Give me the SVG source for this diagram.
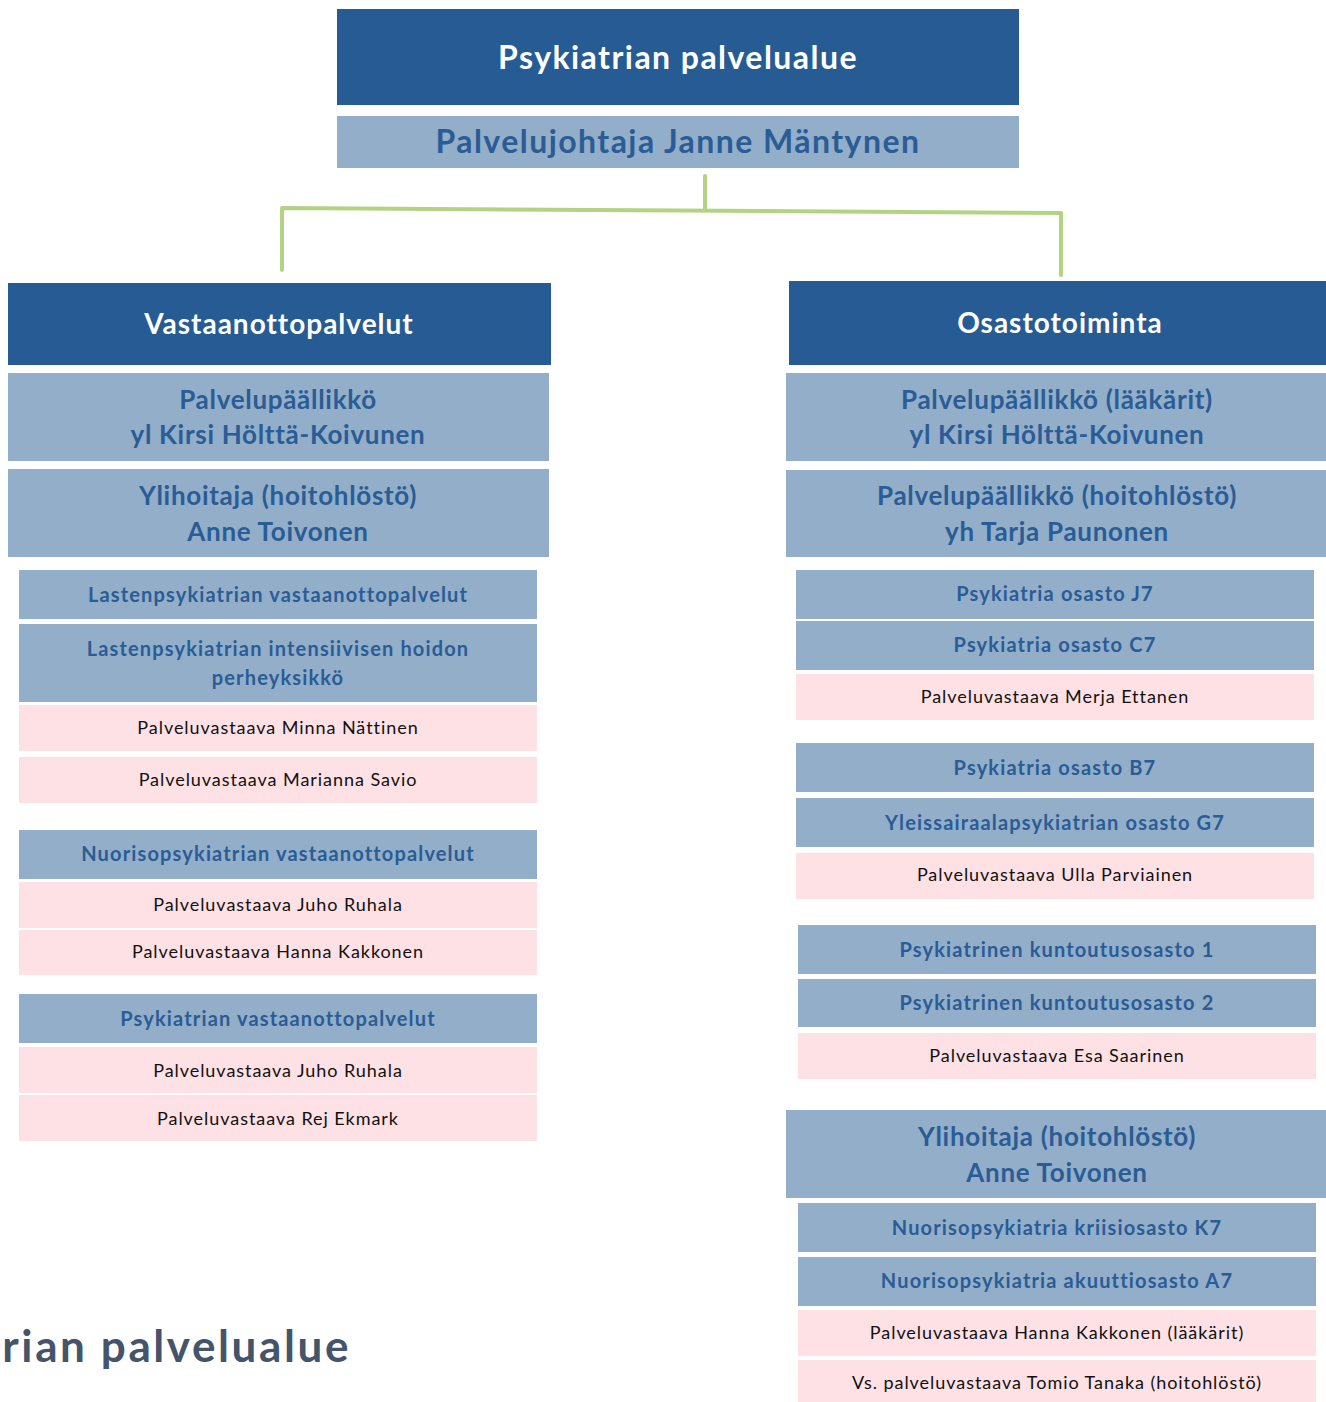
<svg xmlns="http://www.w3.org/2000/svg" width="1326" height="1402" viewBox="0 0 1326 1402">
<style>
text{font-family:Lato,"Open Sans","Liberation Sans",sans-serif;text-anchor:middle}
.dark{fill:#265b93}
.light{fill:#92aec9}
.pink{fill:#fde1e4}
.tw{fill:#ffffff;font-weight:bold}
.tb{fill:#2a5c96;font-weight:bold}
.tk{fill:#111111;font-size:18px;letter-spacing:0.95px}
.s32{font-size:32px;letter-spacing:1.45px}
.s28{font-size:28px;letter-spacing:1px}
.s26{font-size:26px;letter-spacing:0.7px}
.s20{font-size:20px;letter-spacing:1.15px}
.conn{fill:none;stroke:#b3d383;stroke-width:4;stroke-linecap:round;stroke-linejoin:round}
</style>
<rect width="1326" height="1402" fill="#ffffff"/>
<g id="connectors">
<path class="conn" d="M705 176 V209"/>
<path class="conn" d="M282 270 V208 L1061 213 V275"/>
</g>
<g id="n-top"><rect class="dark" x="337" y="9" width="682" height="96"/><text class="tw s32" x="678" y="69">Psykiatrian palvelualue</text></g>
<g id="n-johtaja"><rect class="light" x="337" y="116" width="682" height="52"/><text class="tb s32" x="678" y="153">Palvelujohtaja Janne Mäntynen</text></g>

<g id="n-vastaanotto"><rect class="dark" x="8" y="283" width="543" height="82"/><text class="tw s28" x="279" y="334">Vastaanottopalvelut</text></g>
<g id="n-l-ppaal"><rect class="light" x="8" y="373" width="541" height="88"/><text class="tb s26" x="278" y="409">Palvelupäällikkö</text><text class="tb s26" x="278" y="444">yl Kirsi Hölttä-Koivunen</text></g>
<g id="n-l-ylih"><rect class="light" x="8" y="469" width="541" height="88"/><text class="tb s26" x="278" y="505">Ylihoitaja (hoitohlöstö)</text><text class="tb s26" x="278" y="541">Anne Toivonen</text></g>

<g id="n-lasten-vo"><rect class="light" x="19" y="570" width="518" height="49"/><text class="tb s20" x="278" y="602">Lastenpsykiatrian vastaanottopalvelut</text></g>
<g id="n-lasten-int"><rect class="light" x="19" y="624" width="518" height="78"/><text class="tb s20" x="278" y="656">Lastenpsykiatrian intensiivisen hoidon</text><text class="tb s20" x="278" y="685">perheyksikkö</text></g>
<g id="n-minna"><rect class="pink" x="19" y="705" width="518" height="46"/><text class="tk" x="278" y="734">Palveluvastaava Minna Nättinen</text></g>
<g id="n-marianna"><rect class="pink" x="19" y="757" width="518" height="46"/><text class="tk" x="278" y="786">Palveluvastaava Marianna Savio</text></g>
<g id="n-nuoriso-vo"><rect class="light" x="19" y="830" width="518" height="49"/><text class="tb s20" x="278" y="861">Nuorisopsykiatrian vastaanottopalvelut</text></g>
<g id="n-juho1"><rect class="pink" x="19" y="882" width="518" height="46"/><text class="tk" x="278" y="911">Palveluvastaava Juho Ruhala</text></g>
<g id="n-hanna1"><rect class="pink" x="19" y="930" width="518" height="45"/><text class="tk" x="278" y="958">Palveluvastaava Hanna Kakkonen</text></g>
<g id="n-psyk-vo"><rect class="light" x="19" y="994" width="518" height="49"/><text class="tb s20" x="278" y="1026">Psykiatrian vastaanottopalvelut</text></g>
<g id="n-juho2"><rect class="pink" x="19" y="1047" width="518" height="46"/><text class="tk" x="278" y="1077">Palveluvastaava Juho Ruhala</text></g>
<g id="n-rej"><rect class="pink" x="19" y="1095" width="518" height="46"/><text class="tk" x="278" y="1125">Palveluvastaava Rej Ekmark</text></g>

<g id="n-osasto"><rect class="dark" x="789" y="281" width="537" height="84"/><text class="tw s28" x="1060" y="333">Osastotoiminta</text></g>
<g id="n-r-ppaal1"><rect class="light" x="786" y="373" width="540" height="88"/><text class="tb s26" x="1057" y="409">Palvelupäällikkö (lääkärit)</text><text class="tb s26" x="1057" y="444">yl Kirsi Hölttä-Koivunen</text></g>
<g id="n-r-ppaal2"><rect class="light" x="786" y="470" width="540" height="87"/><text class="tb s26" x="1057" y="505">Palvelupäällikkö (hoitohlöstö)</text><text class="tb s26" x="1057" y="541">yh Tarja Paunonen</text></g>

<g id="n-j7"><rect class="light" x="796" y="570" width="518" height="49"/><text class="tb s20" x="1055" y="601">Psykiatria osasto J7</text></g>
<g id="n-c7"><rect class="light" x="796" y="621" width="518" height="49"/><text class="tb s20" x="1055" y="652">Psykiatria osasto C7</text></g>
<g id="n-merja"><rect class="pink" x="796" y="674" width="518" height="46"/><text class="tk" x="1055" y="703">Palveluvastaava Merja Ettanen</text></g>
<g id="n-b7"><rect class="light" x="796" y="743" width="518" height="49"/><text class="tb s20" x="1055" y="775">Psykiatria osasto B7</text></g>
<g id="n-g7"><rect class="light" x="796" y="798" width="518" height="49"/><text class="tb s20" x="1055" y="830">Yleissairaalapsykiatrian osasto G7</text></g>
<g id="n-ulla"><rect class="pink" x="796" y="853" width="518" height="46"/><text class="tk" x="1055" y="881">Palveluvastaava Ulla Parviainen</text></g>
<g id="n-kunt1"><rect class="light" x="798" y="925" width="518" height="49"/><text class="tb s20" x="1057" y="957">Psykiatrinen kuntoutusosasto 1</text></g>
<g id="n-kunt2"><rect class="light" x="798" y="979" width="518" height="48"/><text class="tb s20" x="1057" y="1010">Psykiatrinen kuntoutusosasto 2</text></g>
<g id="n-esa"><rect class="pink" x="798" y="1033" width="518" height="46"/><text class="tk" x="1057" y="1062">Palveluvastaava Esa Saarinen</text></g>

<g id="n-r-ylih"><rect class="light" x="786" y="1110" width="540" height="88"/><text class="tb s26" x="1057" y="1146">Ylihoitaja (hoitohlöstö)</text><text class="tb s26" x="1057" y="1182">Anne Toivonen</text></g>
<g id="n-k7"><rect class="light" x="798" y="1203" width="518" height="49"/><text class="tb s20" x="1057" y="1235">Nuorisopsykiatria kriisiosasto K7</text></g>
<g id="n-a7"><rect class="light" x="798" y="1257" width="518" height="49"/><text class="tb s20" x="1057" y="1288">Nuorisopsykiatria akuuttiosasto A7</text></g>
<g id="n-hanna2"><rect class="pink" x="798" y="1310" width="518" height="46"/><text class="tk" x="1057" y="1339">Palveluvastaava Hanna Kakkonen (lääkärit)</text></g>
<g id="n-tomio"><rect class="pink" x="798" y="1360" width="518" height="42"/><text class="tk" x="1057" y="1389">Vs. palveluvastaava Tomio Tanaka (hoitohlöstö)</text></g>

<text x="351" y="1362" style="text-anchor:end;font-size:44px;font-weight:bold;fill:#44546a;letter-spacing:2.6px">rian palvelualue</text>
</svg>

*SHORT PROBLEM*: All of the lines above should be printed exactly, minus the pictures.

*COMPLETE OUTPUT*:
Give me the SVG source for this diagram.
<svg xmlns="http://www.w3.org/2000/svg" width="1326" height="1402" viewBox="0 0 1326 1402">
<style>
text{font-family:Lato,"Open Sans","Liberation Sans",sans-serif;text-anchor:middle}
.dark{fill:#265b93}
.light{fill:#92aec9}
.pink{fill:#fde1e4}
.tw{fill:#ffffff;font-weight:bold}
.tb{fill:#2a5c96;font-weight:bold}
.tk{fill:#111111;font-size:18px;letter-spacing:0.95px}
.s32{font-size:32px;letter-spacing:1.45px}
.s28{font-size:28px;letter-spacing:1px}
.s26{font-size:26px;letter-spacing:0.7px}
.s20{font-size:20px;letter-spacing:1.15px}
.conn{fill:none;stroke:#b3d383;stroke-width:4;stroke-linecap:round;stroke-linejoin:round}
</style>
<rect width="1326" height="1402" fill="#ffffff"/>
<g id="connectors">
<path class="conn" d="M705 176 V209"/>
<path class="conn" d="M282 270 V208 L1061 213 V275"/>
</g>
<g id="n-top"><rect class="dark" x="337" y="9" width="682" height="96"/><text class="tw s32" x="678" y="69">Psykiatrian palvelualue</text></g>
<g id="n-johtaja"><rect class="light" x="337" y="116" width="682" height="52"/><text class="tb s32" x="678" y="153">Palvelujohtaja Janne Mäntynen</text></g>

<g id="n-vastaanotto"><rect class="dark" x="8" y="283" width="543" height="82"/><text class="tw s28" x="279" y="334">Vastaanottopalvelut</text></g>
<g id="n-l-ppaal"><rect class="light" x="8" y="373" width="541" height="88"/><text class="tb s26" x="278" y="409">Palvelupäällikkö</text><text class="tb s26" x="278" y="444">yl Kirsi Hölttä-Koivunen</text></g>
<g id="n-l-ylih"><rect class="light" x="8" y="469" width="541" height="88"/><text class="tb s26" x="278" y="505">Ylihoitaja (hoitohlöstö)</text><text class="tb s26" x="278" y="541">Anne Toivonen</text></g>

<g id="n-lasten-vo"><rect class="light" x="19" y="570" width="518" height="49"/><text class="tb s20" x="278" y="602">Lastenpsykiatrian vastaanottopalvelut</text></g>
<g id="n-lasten-int"><rect class="light" x="19" y="624" width="518" height="78"/><text class="tb s20" x="278" y="656">Lastenpsykiatrian intensiivisen hoidon</text><text class="tb s20" x="278" y="685">perheyksikkö</text></g>
<g id="n-minna"><rect class="pink" x="19" y="705" width="518" height="46"/><text class="tk" x="278" y="734">Palveluvastaava Minna Nättinen</text></g>
<g id="n-marianna"><rect class="pink" x="19" y="757" width="518" height="46"/><text class="tk" x="278" y="786">Palveluvastaava Marianna Savio</text></g>
<g id="n-nuoriso-vo"><rect class="light" x="19" y="830" width="518" height="49"/><text class="tb s20" x="278" y="861">Nuorisopsykiatrian vastaanottopalvelut</text></g>
<g id="n-juho1"><rect class="pink" x="19" y="882" width="518" height="46"/><text class="tk" x="278" y="911">Palveluvastaava Juho Ruhala</text></g>
<g id="n-hanna1"><rect class="pink" x="19" y="930" width="518" height="45"/><text class="tk" x="278" y="958">Palveluvastaava Hanna Kakkonen</text></g>
<g id="n-psyk-vo"><rect class="light" x="19" y="994" width="518" height="49"/><text class="tb s20" x="278" y="1026">Psykiatrian vastaanottopalvelut</text></g>
<g id="n-juho2"><rect class="pink" x="19" y="1047" width="518" height="46"/><text class="tk" x="278" y="1077">Palveluvastaava Juho Ruhala</text></g>
<g id="n-rej"><rect class="pink" x="19" y="1095" width="518" height="46"/><text class="tk" x="278" y="1125">Palveluvastaava Rej Ekmark</text></g>

<g id="n-osasto"><rect class="dark" x="789" y="281" width="537" height="84"/><text class="tw s28" x="1060" y="333">Osastotoiminta</text></g>
<g id="n-r-ppaal1"><rect class="light" x="786" y="373" width="540" height="88"/><text class="tb s26" x="1057" y="409">Palvelupäällikkö (lääkärit)</text><text class="tb s26" x="1057" y="444">yl Kirsi Hölttä-Koivunen</text></g>
<g id="n-r-ppaal2"><rect class="light" x="786" y="470" width="540" height="87"/><text class="tb s26" x="1057" y="505">Palvelupäällikkö (hoitohlöstö)</text><text class="tb s26" x="1057" y="541">yh Tarja Paunonen</text></g>

<g id="n-j7"><rect class="light" x="796" y="570" width="518" height="49"/><text class="tb s20" x="1055" y="601">Psykiatria osasto J7</text></g>
<g id="n-c7"><rect class="light" x="796" y="621" width="518" height="49"/><text class="tb s20" x="1055" y="652">Psykiatria osasto C7</text></g>
<g id="n-merja"><rect class="pink" x="796" y="674" width="518" height="46"/><text class="tk" x="1055" y="703">Palveluvastaava Merja Ettanen</text></g>
<g id="n-b7"><rect class="light" x="796" y="743" width="518" height="49"/><text class="tb s20" x="1055" y="775">Psykiatria osasto B7</text></g>
<g id="n-g7"><rect class="light" x="796" y="798" width="518" height="49"/><text class="tb s20" x="1055" y="830">Yleissairaalapsykiatrian osasto G7</text></g>
<g id="n-ulla"><rect class="pink" x="796" y="853" width="518" height="46"/><text class="tk" x="1055" y="881">Palveluvastaava Ulla Parviainen</text></g>
<g id="n-kunt1"><rect class="light" x="798" y="925" width="518" height="49"/><text class="tb s20" x="1057" y="957">Psykiatrinen kuntoutusosasto 1</text></g>
<g id="n-kunt2"><rect class="light" x="798" y="979" width="518" height="48"/><text class="tb s20" x="1057" y="1010">Psykiatrinen kuntoutusosasto 2</text></g>
<g id="n-esa"><rect class="pink" x="798" y="1033" width="518" height="46"/><text class="tk" x="1057" y="1062">Palveluvastaava Esa Saarinen</text></g>

<g id="n-r-ylih"><rect class="light" x="786" y="1110" width="540" height="88"/><text class="tb s26" x="1057" y="1146">Ylihoitaja (hoitohlöstö)</text><text class="tb s26" x="1057" y="1182">Anne Toivonen</text></g>
<g id="n-k7"><rect class="light" x="798" y="1203" width="518" height="49"/><text class="tb s20" x="1057" y="1235">Nuorisopsykiatria kriisiosasto K7</text></g>
<g id="n-a7"><rect class="light" x="798" y="1257" width="518" height="49"/><text class="tb s20" x="1057" y="1288">Nuorisopsykiatria akuuttiosasto A7</text></g>
<g id="n-hanna2"><rect class="pink" x="798" y="1310" width="518" height="46"/><text class="tk" x="1057" y="1339">Palveluvastaava Hanna Kakkonen (lääkärit)</text></g>
<g id="n-tomio"><rect class="pink" x="798" y="1360" width="518" height="42"/><text class="tk" x="1057" y="1389">Vs. palveluvastaava Tomio Tanaka (hoitohlöstö)</text></g>

<text x="351" y="1362" style="text-anchor:end;font-size:44px;font-weight:bold;fill:#44546a;letter-spacing:2.6px">rian palvelualue</text>
</svg>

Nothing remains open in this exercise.